* Dataset excerpt
+ + + + + + +

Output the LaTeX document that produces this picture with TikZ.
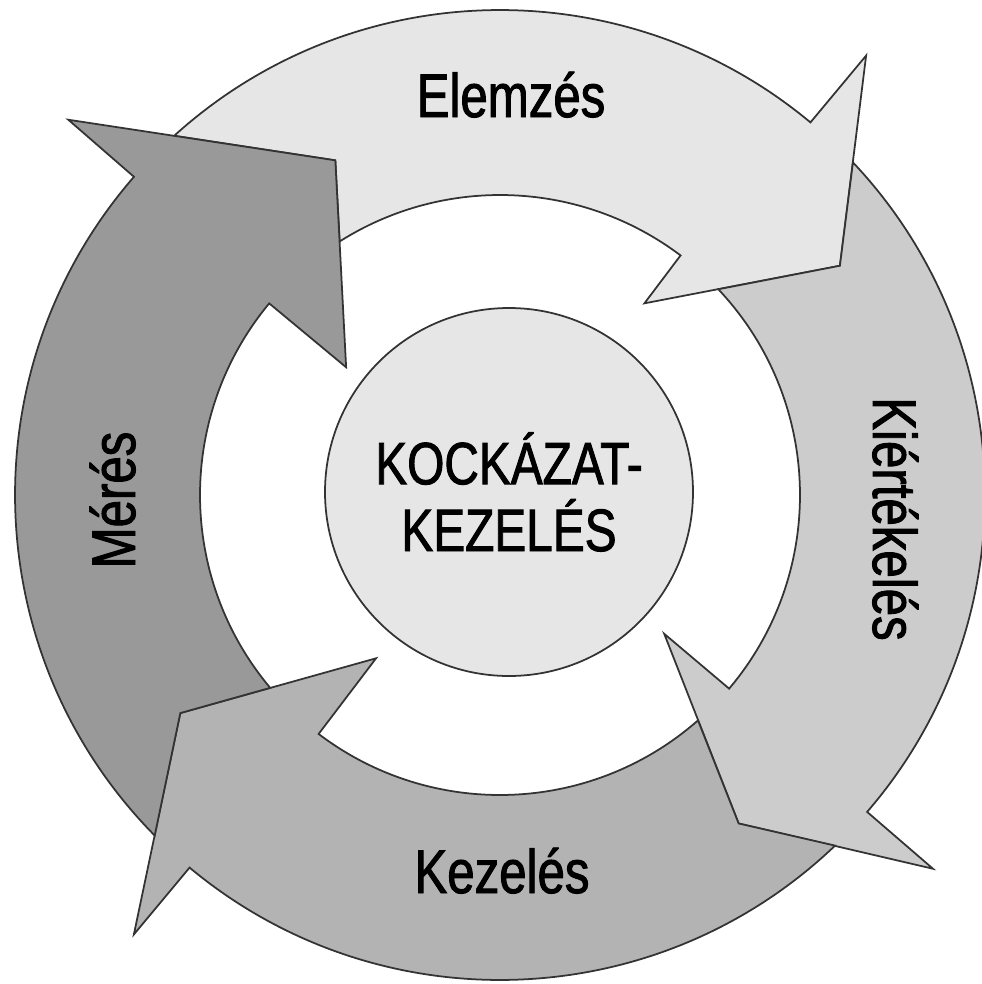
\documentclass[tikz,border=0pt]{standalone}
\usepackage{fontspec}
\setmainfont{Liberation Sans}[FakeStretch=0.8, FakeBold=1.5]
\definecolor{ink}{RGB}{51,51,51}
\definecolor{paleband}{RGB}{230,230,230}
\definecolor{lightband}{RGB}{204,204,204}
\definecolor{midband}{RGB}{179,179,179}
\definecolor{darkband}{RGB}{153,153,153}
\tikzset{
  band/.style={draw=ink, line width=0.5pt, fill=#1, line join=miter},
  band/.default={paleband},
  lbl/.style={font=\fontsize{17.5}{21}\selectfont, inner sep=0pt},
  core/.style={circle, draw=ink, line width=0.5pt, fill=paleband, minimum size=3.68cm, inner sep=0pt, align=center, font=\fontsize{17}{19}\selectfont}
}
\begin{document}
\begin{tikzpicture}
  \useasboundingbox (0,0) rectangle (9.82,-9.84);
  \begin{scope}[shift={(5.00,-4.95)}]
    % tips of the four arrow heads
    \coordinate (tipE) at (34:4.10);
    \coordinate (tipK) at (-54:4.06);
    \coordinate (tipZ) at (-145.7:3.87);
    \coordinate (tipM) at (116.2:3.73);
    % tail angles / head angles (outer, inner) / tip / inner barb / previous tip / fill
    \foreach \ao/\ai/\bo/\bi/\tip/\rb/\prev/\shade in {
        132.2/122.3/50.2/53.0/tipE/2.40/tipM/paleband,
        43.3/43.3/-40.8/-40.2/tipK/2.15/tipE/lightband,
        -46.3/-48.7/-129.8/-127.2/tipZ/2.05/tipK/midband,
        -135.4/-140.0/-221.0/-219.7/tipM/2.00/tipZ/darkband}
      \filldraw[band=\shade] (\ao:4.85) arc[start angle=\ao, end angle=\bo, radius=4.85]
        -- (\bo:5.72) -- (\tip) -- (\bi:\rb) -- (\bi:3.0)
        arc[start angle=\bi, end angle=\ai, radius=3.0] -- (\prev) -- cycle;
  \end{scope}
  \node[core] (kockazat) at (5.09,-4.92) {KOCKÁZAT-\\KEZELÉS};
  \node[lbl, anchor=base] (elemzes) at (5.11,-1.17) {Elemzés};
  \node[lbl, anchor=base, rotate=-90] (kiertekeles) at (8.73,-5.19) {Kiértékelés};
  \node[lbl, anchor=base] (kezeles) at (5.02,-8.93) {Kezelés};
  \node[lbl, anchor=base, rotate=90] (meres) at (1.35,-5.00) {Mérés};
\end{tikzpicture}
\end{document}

+ + + + + + +

* What is expected
Repeat the material above verbatim. Leave the pictures behind.

* Solution
Output the LaTeX document that produces this picture with TikZ.
\documentclass[tikz,border=0pt]{standalone}
\usepackage{fontspec}
\setmainfont{Liberation Sans}[FakeStretch=0.8, FakeBold=1.5]
\definecolor{ink}{RGB}{51,51,51}
\definecolor{paleband}{RGB}{230,230,230}
\definecolor{lightband}{RGB}{204,204,204}
\definecolor{midband}{RGB}{179,179,179}
\definecolor{darkband}{RGB}{153,153,153}
\tikzset{
  band/.style={draw=ink, line width=0.5pt, fill=#1, line join=miter},
  band/.default={paleband},
  lbl/.style={font=\fontsize{17.5}{21}\selectfont, inner sep=0pt},
  core/.style={circle, draw=ink, line width=0.5pt, fill=paleband, minimum size=3.68cm, inner sep=0pt, align=center, font=\fontsize{17}{19}\selectfont}
}
\begin{document}
\begin{tikzpicture}
  \useasboundingbox (0,0) rectangle (9.82,-9.84);
  \begin{scope}[shift={(5.00,-4.95)}]
    % tips of the four arrow heads
    \coordinate (tipE) at (34:4.10);
    \coordinate (tipK) at (-54:4.06);
    \coordinate (tipZ) at (-145.7:3.87);
    \coordinate (tipM) at (116.2:3.73);
    % tail angles / head angles (outer, inner) / tip / inner barb / previous tip / fill
    \foreach \ao/\ai/\bo/\bi/\tip/\rb/\prev/\shade in {
        132.2/122.3/50.2/53.0/tipE/2.40/tipM/paleband,
        43.3/43.3/-40.8/-40.2/tipK/2.15/tipE/lightband,
        -46.3/-48.7/-129.8/-127.2/tipZ/2.05/tipK/midband,
        -135.4/-140.0/-221.0/-219.7/tipM/2.00/tipZ/darkband}
      \filldraw[band=\shade] (\ao:4.85) arc[start angle=\ao, end angle=\bo, radius=4.85]
        -- (\bo:5.72) -- (\tip) -- (\bi:\rb) -- (\bi:3.0)
        arc[start angle=\bi, end angle=\ai, radius=3.0] -- (\prev) -- cycle;
  \end{scope}
  \node[core] (kockazat) at (5.09,-4.92) {KOCKÁZAT-\\KEZELÉS};
  \node[lbl, anchor=base] (elemzes) at (5.11,-1.17) {Elemzés};
  \node[lbl, anchor=base, rotate=-90] (kiertekeles) at (8.73,-5.19) {Kiértékelés};
  \node[lbl, anchor=base] (kezeles) at (5.02,-8.93) {Kezelés};
  \node[lbl, anchor=base, rotate=90] (meres) at (1.35,-5.00) {Mérés};
\end{tikzpicture}
\end{document}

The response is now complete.